Даже тот Марсель, в котором уже угасло чувство к Альбертине, погружается в беседу с Андре — подружкой Альбертины -, с нелепым трепетом: будет подведена черта под его домыслами. Но не все сказанное удовлетваряет его. Дорогая Андре! Вы опять говорите неправду. Патология настолько жадно пытается привести чужую память в соответствие с собой, что в критерий истинности возводит стройность своего опыта. Ради этого она идет на всяческие ухищрения, не всегда ловко. Так что же? Истина, которую я так искал и которой я так боялся, это всего-навсего несколько слов, которые даже нельзя как следует обдумать, потому что мы не наедине с самим собой.

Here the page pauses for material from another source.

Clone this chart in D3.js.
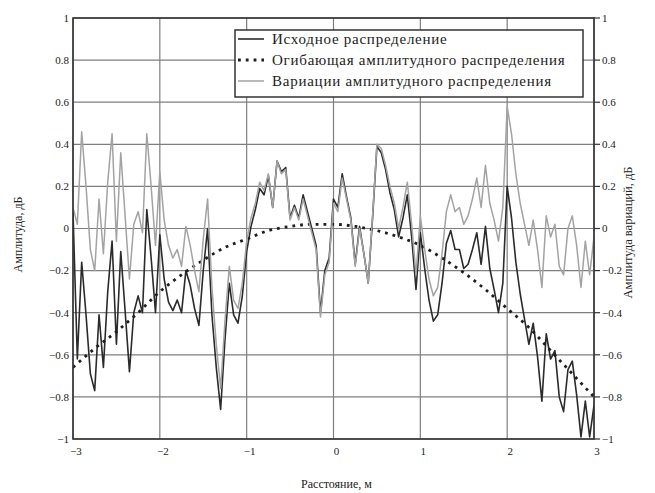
<!DOCTYPE html>
<html>
<head>
<meta charset="utf-8">
<script src="https://cdn.jsdelivr.net/npm/d3@7"></script>
<style>
  body { margin: 0; background: #fff; }
  text { font-family: "Liberation Serif", "DejaVu Serif", serif; fill: #222; }
</style>
</head>
<body>
<svg id="chart" width="655" height="493"></svg>
<script>
// Sampling grid along the distance axis, m (step 0.05)
const distance = d3.range(121).map(i => +(-3 + i * 0.05).toFixed(2));

// Original amplitude distribution, dB (left axis)
const original = [
  0.08, -0.62, -0.16, -0.41, -0.69, -0.77, -0.41, -0.66, -0.30, -0.06,
  -0.55, -0.11, -0.39, -0.68, -0.40, -0.32, -0.40, 0.09, -0.14, -0.40,
  -0.03, -0.24, -0.35, -0.39, -0.34, -0.40, -0.20, -0.27, -0.38, -0.46,
  -0.20, 0.00, -0.41, -0.66, -0.86, -0.53, -0.26, -0.41, -0.45, -0.32,
  -0.11, 0.01, 0.09, 0.19, 0.16, 0.25, 0.10, 0.32, 0.27, 0.29,
  0.05, 0.11, 0.05, 0.16, 0.08, 0.00, -0.08, -0.40, -0.20, -0.14,
  0.14, 0.10, 0.26, 0.15, 0.05, -0.17, 0.01, -0.12, -0.26, 0.05,
  0.39, 0.36, 0.28, 0.17, 0.09, -0.04, 0.05, 0.16, -0.04, -0.29,
  -0.02, -0.19, -0.34, -0.44, -0.41, -0.26, -0.07, -0.01, -0.10, -0.10,
  -0.19, -0.17, -0.10, -0.02, -0.17, 0.01, -0.19, -0.29, -0.40, -0.26,
  0.20, 0.05, -0.16, -0.31, -0.43, -0.55, -0.45, -0.61, -0.82, -0.50,
  -0.62, -0.58, -0.80, -0.87, -0.67, -0.63, -0.79, -0.99, -0.82, -0.99,
  -0.84
];

// Variations of the amplitude distribution, dB (right axis)
const variations = [
  0.10, 0.02, 0.46, 0.20, -0.10, -0.20, 0.14, -0.12, 0.22, 0.45,
  -0.06, 0.36, 0.06, -0.24, 0.02, 0.08, -0.02, 0.45, 0.20, -0.08,
  0.27, 0.04, -0.08, -0.14, -0.10, -0.18, 0.01, -0.08, -0.20, -0.30,
  -0.05, 0.14, -0.28, -0.55, -0.76, -0.44, -0.18, -0.34, -0.38, -0.26,
  -0.06, 0.05, 0.12, 0.22, 0.18, 0.26, 0.10, 0.32, 0.26, 0.28,
  0.04, 0.10, 0.04, 0.14, 0.06, -0.02, -0.10, -0.42, -0.22, -0.16,
  0.12, 0.08, 0.24, 0.14, 0.04, -0.18, 0.00, -0.12, -0.26, 0.06,
  0.40, 0.38, 0.30, 0.20, 0.12, 0.00, 0.10, 0.22, 0.02, -0.22,
  0.06, -0.10, -0.24, -0.32, -0.28, -0.12, 0.08, 0.16, 0.08, 0.10,
  0.02, 0.06, 0.14, 0.24, 0.10, 0.30, 0.12, 0.04, -0.06, 0.10,
  0.58, 0.45, 0.26, 0.12, 0.02, -0.08, 0.04, -0.10, -0.28, 0.06,
  -0.04, 0.02, -0.18, -0.22, 0.00, 0.06, -0.08, -0.28, -0.06, -0.22,
  -0.04
];

// Envelope of the amplitude distribution, dB
const envelopeDistance = [-3, -2.75, -2.5, -2.25, -2, -1.75, -1.5, -1.25, -1, -0.75, -0.5, -0.25,
  0, 0.25, 0.5, 0.75, 1, 1.25, 1.5, 1.75, 2, 2.25, 2.5, 2.75, 3];
const envelopeValues = [-0.66, -0.57, -0.49, -0.40, -0.30, -0.22, -0.15, -0.09, -0.05, -0.01, 0.01, 0.02,
  0.02, 0.01, -0.01, -0.04, -0.08, -0.14, -0.21, -0.29, -0.38, -0.47, -0.58, -0.69, -0.80];

const xTicks = [-3, -2, -1, 0, 1, 2, 3];
const yTicks = [-1, -0.8, -0.6, -0.4, -0.2, 0, 0.2, 0.4, 0.6, 0.8, 1];
const legendLabels = [
  "Исходное распределение",
  "Огибающая амплитудного распределения",
  "Вариации амплитудного распределения"
];
const xTitle = "Расстояние, м";
const yLeftTitle = "Амплитуда, дБ";
const yRightTitle = "Амплитуда вариаций, дБ";

const svg = d3.select("#chart");
const plot = { left: 73, right: 594, top: 18, bottom: 439 };

const x = d3.scaleLinear().domain([-3, 3]).range([plot.left, plot.right]);
const yLeft = d3.scaleLinear().domain([-1, 1]).range([plot.bottom, plot.top]);
const yRight = d3.scaleLinear().domain([-1, 1]).range([plot.bottom, plot.top]);

const fmt = v => d3.format("")(v).replace("-", "\u2212");

svg.append("defs").append("clipPath").attr("id", "plot-clip")
  .append("rect")
  .attr("x", plot.left).attr("y", plot.top)
  .attr("width", plot.right - plot.left).attr("height", plot.bottom - plot.top);

// Grid
const grid = svg.append("g").attr("stroke", "#7f7f7f").attr("stroke-width", 1.2);
grid.selectAll(".gx").data(xTicks).join("line")
  .attr("x1", d => x(d)).attr("x2", d => x(d))
  .attr("y1", plot.top).attr("y2", plot.bottom);
grid.selectAll(".gy").data(yTicks).join("line")
  .attr("x1", plot.left).attr("x2", plot.right)
  .attr("y1", d => yLeft(d)).attr("y2", d => yLeft(d));

// Series
const lines = svg.append("g").attr("clip-path", "url(#plot-clip)").attr("fill", "none");

const lineOriginal = d3.line().x((d, i) => x(distance[i])).y(d => yLeft(d));
const lineVariation = d3.line().x((d, i) => x(distance[i])).y(d => yRight(d));
const lineEnvelope = d3.line().curve(d3.curveMonotoneX)
  .x((d, i) => x(envelopeDistance[i])).y(d => yLeft(d));

lines.append("path").datum(original)
  .attr("d", lineOriginal)
  .attr("stroke", "#2b2b2b").attr("stroke-width", 1.6).attr("stroke-linejoin", "round");

lines.append("path").datum(envelopeValues)
  .attr("d", lineEnvelope)
  .attr("stroke", "#1e1e1e").attr("stroke-width", 2.8)
  .attr("stroke-dasharray", "2.8,5");

lines.append("path").datum(variations)
  .attr("d", lineVariation)
  .attr("stroke", "#a3a3a3").attr("stroke-width", 1.5).attr("stroke-linejoin", "round");

// Frame
svg.append("rect")
  .attr("x", plot.left).attr("y", plot.top)
  .attr("width", plot.right - plot.left).attr("height", plot.bottom - plot.top)
  .attr("fill", "none").attr("stroke", "#333").attr("stroke-width", 1.6);

// Left axis labels
svg.append("g").selectAll("text").data(yTicks).join("text")
  .attr("x", plot.left - 4).attr("y", d => yLeft(d))
  .attr("dy", "0.35em").attr("text-anchor", "end")
  .attr("font-size", 11).text(fmt);

// Right axis ticks and labels
const right = svg.append("g");
right.selectAll("line").data(yTicks).join("line")
  .attr("x1", plot.right).attr("x2", plot.right + 6)
  .attr("y1", d => yRight(d)).attr("y2", d => yRight(d))
  .attr("stroke", "#333").attr("stroke-width", 1.2);
right.selectAll("text").data(yTicks).join("text")
  .attr("x", plot.right + 8).attr("y", d => yRight(d))
  .attr("dy", "0.35em").attr("text-anchor", "start")
  .attr("font-size", 11).text(fmt);

// Bottom axis labels
svg.append("g").selectAll("text").data(xTicks).join("text")
  .attr("x", d => x(d) + 3).attr("y", plot.bottom + 16)
  .attr("text-anchor", "middle").attr("font-size", 11).text(fmt);

// Axis titles
svg.append("text").attr("x", (plot.left + plot.right) / 2 + 3).attr("y", 488)
  .attr("text-anchor", "middle").attr("font-size", 12).text(xTitle);
svg.append("text")
  .attr("transform", `translate(22,${(plot.top + plot.bottom) / 2 + 6}) rotate(-90)`)
  .attr("text-anchor", "middle").attr("font-size", 12).text(yLeftTitle);
svg.append("text")
  .attr("transform", `translate(632,${(plot.top + plot.bottom) / 2 + 4}) rotate(-90)`)
  .attr("text-anchor", "middle").attr("font-size", 12.5).text(yRightTitle);

// Legend
const legend = svg.append("g");
legend.append("rect")
  .attr("x", 235).attr("y", 30).attr("width", 348).attr("height", 67)
  .attr("fill", "#fff").attr("stroke", "#333").attr("stroke-width", 1.5);
const rowY = [39, 60, 81];
const legendStyles = [
  { stroke: "#2b2b2b", width: 1.6, dash: null },
  { stroke: "#1e1e1e", width: 2.8, dash: "2.8,5" },
  { stroke: "#a3a3a3", width: 1.5, dash: null }
];
legendLabels.forEach((label, i) => {
  legend.append("line")
    .attr("x1", 238).attr("x2", 264).attr("y1", rowY[i]).attr("y2", rowY[i])
    .attr("stroke", legendStyles[i].stroke).attr("stroke-width", legendStyles[i].width)
    .attr("stroke-dasharray", legendStyles[i].dash);
  legend.append("text")
    .attr("x", 272).attr("y", rowY[i]).attr("dy", "0.35em")
    .attr("font-size", 15).attr("letter-spacing", 0.75).text(label);
});
</script>
</body>
</html>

Миф ставит в качестве задачи соотнесение двух противоречащих опытов друг с другом, тогда как фальсификация лишь вводит в заблуждение один опыт (пусть даже коллективный). Патология искажения памяти не выходит за рамки патологии тогда, когда она принимается как должное лишь одним опытом, тем самым она остается только фантазмом.
Марсель в поисках доказательств своих догадок о личной жизни Альбертины в разговорах с ее подругами лишь создает и распространяет миф об Альбертине, а не рассеивает его (как кому-то может показаться), независимо от того, оправдывает ли сказанное кем-либо его ожидания, или нет. В таких разговорах происходит не приведение в порядок искажений памяти Марселя, а выведение этих искажений за рамки его индивидуальной памяти. Из фантазма они превращаются в миф.
Попытка выйти за пределы мифа не столкнет вас с реальностью и истиной, как она есть, а лишь оставит вас наедине с голый искажением памяти, как оно есть. Если вы уберете Трубку Рубенса, вы не увидите на ее месте звуковых волн, но уведите невозмутимое пространство, наполненное воздухом, как вы говорите.